– И вот ночью лежу, представь? Спас мне будто в глаза смотрит испытующе, а я уже и не вижу его, отгоняю, и все море, да простор какой-то южный. Свобода! И Валечка в белом платьице, шейка тоненькая и курлычет, курлычет.
Глядя на расплывшееся, слезливое лицо Аристарховича, Дима подумал, что старик впал в забытье, уплыл в художническое безумие. Но нет, реставратор «вернулся» в свою каморку и коротко сказал главное:
– Позвонил я Репьеву без ведома хозяина.

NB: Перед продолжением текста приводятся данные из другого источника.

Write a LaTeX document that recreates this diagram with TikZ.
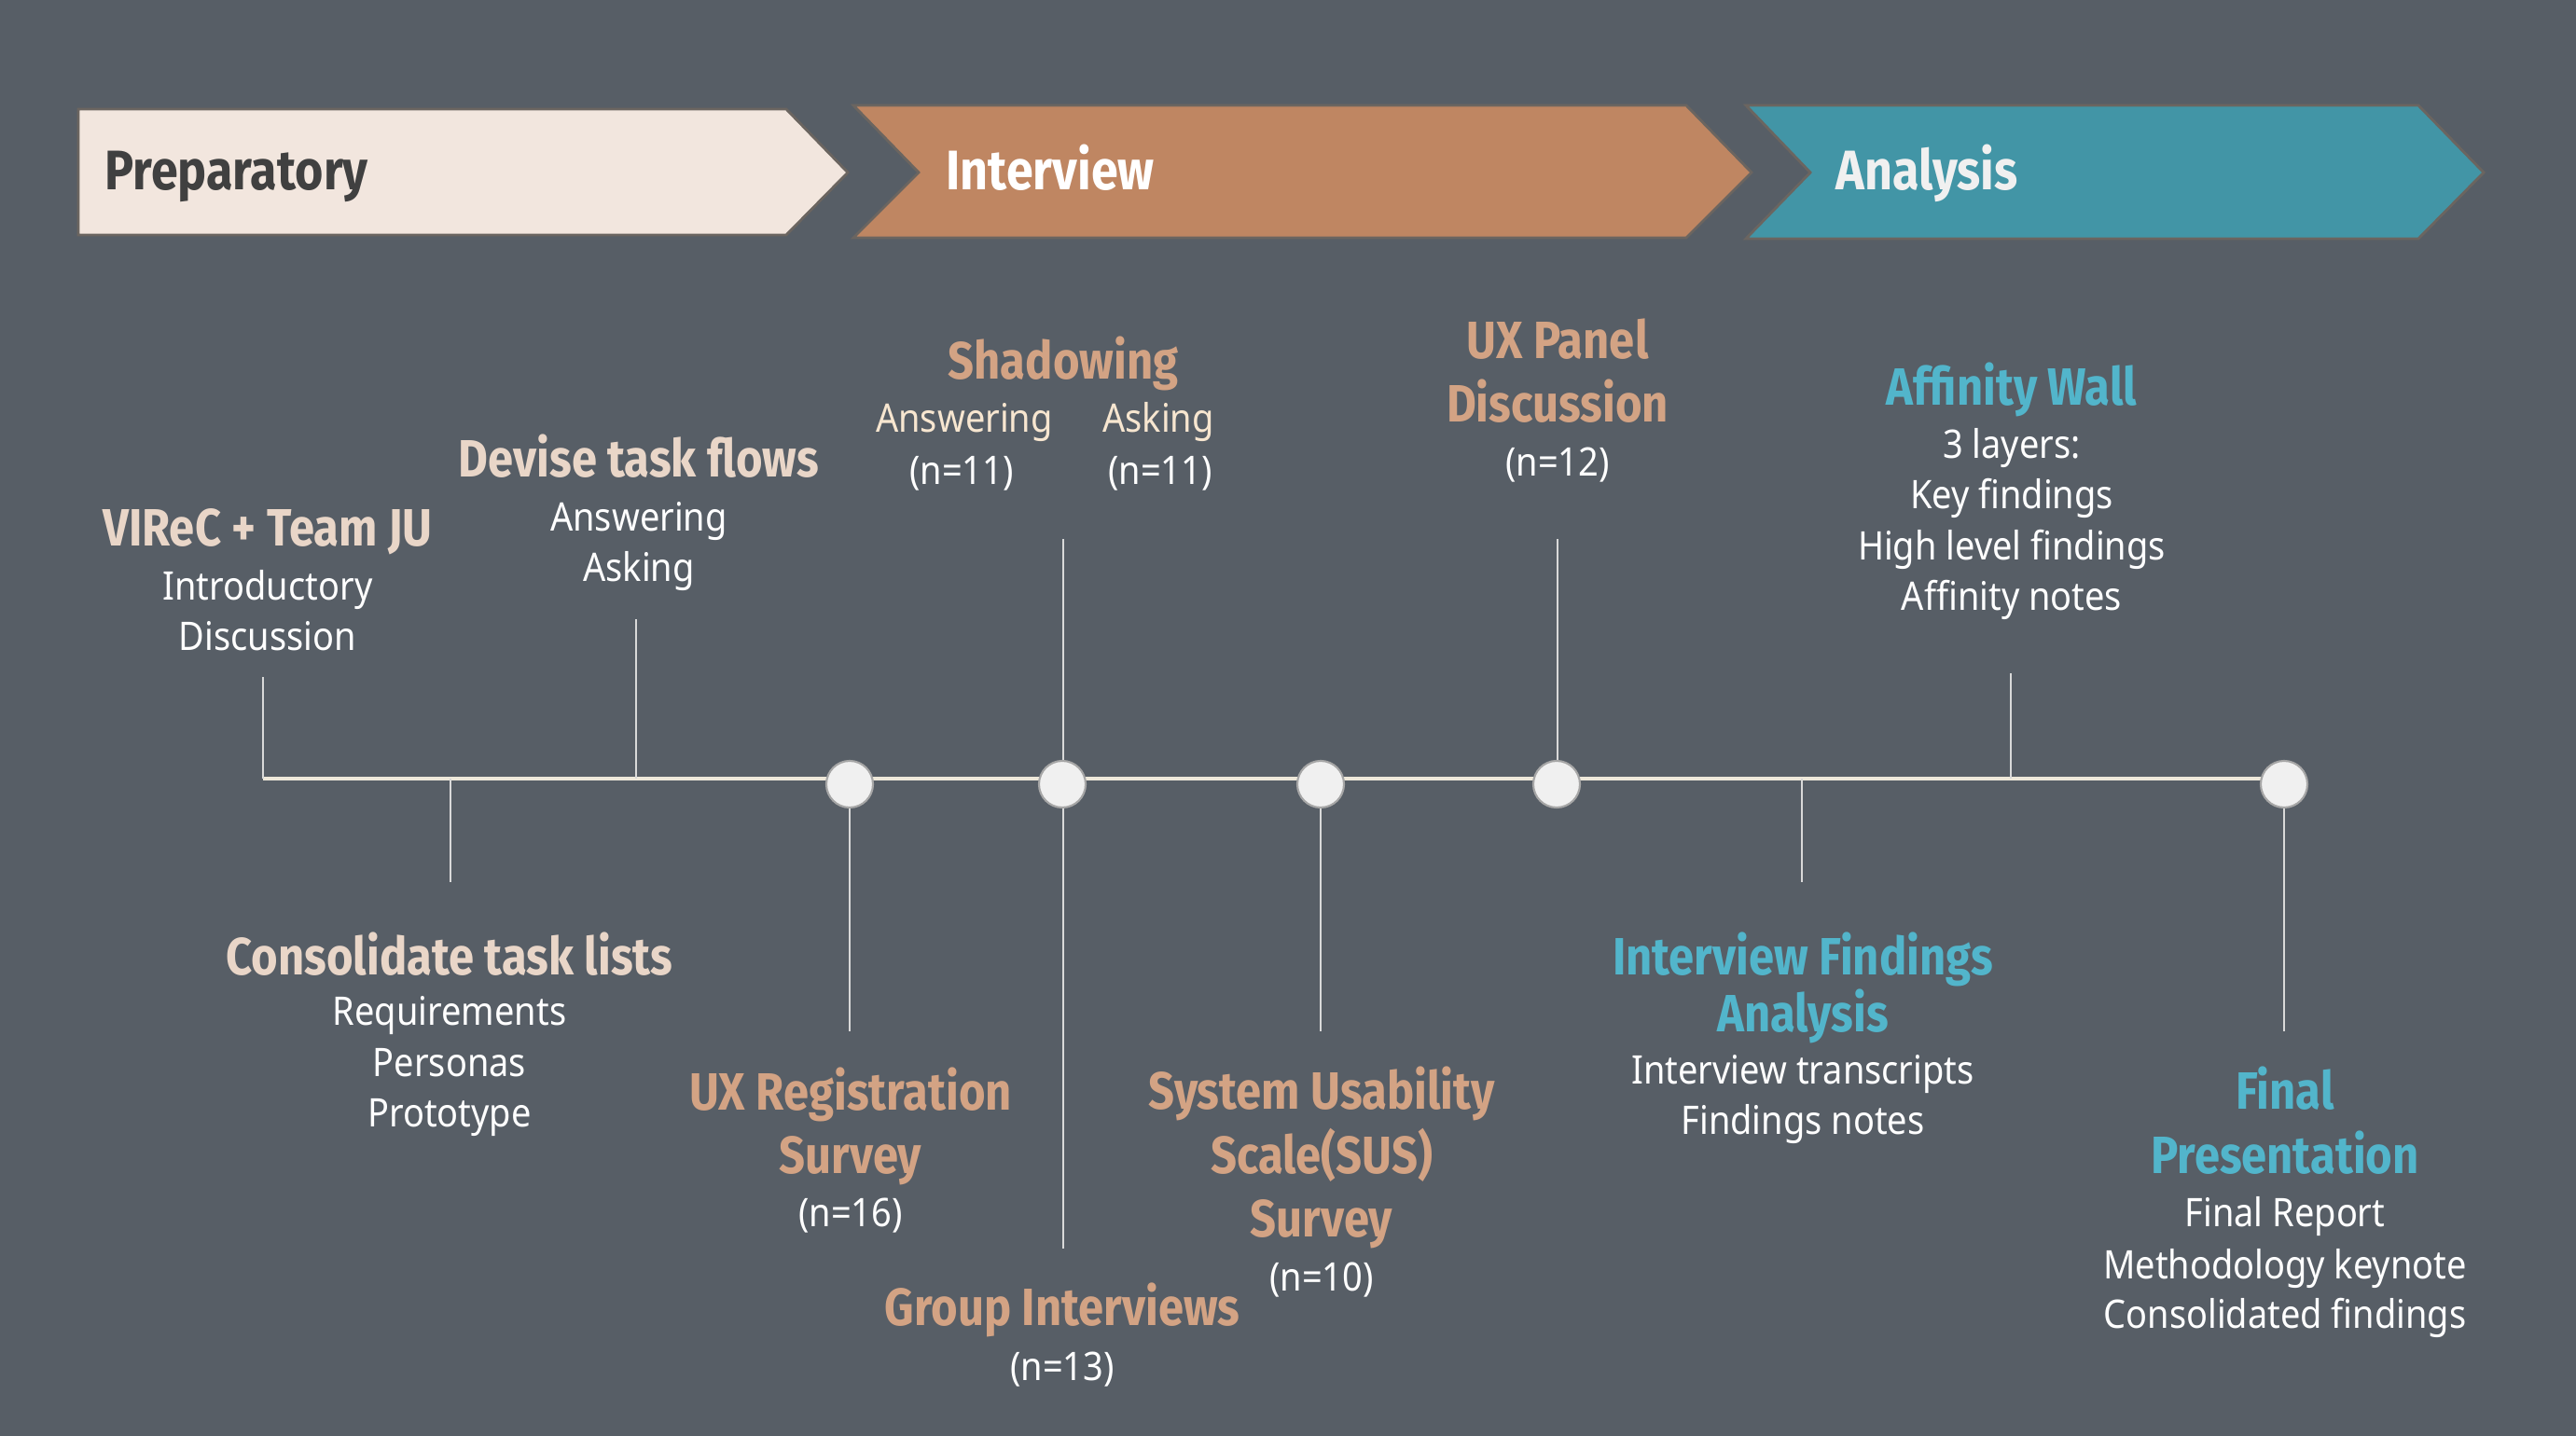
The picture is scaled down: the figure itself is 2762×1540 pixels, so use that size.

Жарова как раз два дня не было. Григорий, который всегда мне доверял в оценке досок, тут же примчался с экспертом, чуя куш всей жизни, можно сказать. Тот не стал брать икону в Москву, вытащил два прибора – просветил ими на столе. Это меня, кстати, насторожило. Ну, говорит, фантастическая находка! – а голос у этого Юрия Никифоровича такой противный, как из задницы выдавливается, извини уж за грубость. Ну, вот… – Аристархович с силой выдохнул, откинул волосы со лба, грузно сел на топчанчик у стены, видно, он порядком утомился, но Дмитрию нужно было услышать ВСЕ, потому что в этой захламленной, пыльной мастерской и скрыт, похоже, ключ ко всему «монастырскому делу».
– И что же? Задарма отдал икону? – Митрохин изобразил детскую заинтересованность.
– Щас! – Вольтман упер руки в боки. – Уехали, обещав прислать кого-нибудь за доской и с тремя миллионами. Да, сынок, три миллиона я запросил. А они, понимаешь, так быстро согласились, что я сразу подумал, продешевил, болван: они-то на аукционе досточку за бешеные евро продадут! И будут вместо меня на чаек глядеть с какого-нибудь Средиземноморского берега! Понимаешь, в чем паскудство?! – Аристархович вскочил, подбежал к Митрохину. – Я ведь и квартиру себе нормальную купить бы не смог за эти проклятые три лимона, а они, – глаза у реставратора яростно полыхнули, – они ни копейки не уступили! Слово – не воробей! Радуйся, мол, и этому. А потом… Потом пришлось перед Жаровым комедию ломать, когда приехали два ряженых попа, будто иконы для своей возрождающейся обители покупать. Три лимона привезли, честь честью – тихонько мне их под кровать вон пихнули. Вместе с бросовыми досками я упаковал и бесценного своего «Спаса». Вернее, не я. Дня за два как раз одна пациентка объявилась. Ничего особенного. Но уж больно набожная и при этом как… шоколадом булка намазанная. Ну, приторная, дебелая. И все около моих икон и, главное, около меня трется. Тут, пойми меня, как мужика, хоть и списанного в утиль, – Аристархович интимно зашептал, наклоняясь к оперу: – Молодая деваха – хоть косенькая, а жаркая, ласковая: руками меня, всего… ну, понимаешь… Ох, все нутро аж зашлось, как она меня. Я как тридцать лет сбросил, уж ласкал ее, ласточку, как мог, старый хрыч. А что мне оставалось – только погладить, да посопеть, да… – Митрохин не мог больше слышать этих тошнотворненьких старческих излияний и грубо оборвал сладкие воспоминания:
– И она сперла икону, короче?
– Ну, ты представляешь! – развел руками Аристархович. – Говорит, я продавщицей всю жизнь, лучше меня никто товар не упакует. Ну, и упаковала какую-то лабуду, а «Спаса» подельнику сунула, сучка косая! И сбежала, конечно. А потом все открылось, и миллионы пришлось вернуть Репьеву, и Жаров меня выгнал. Ну, я взмолился, и он недельку только меня видеть не мог, а потом вот, добрая душа, простил. – Аристархович, всхлипывая, снова содрал резинку с затылка и начал мусолить стекла очков костлявыми пальцами.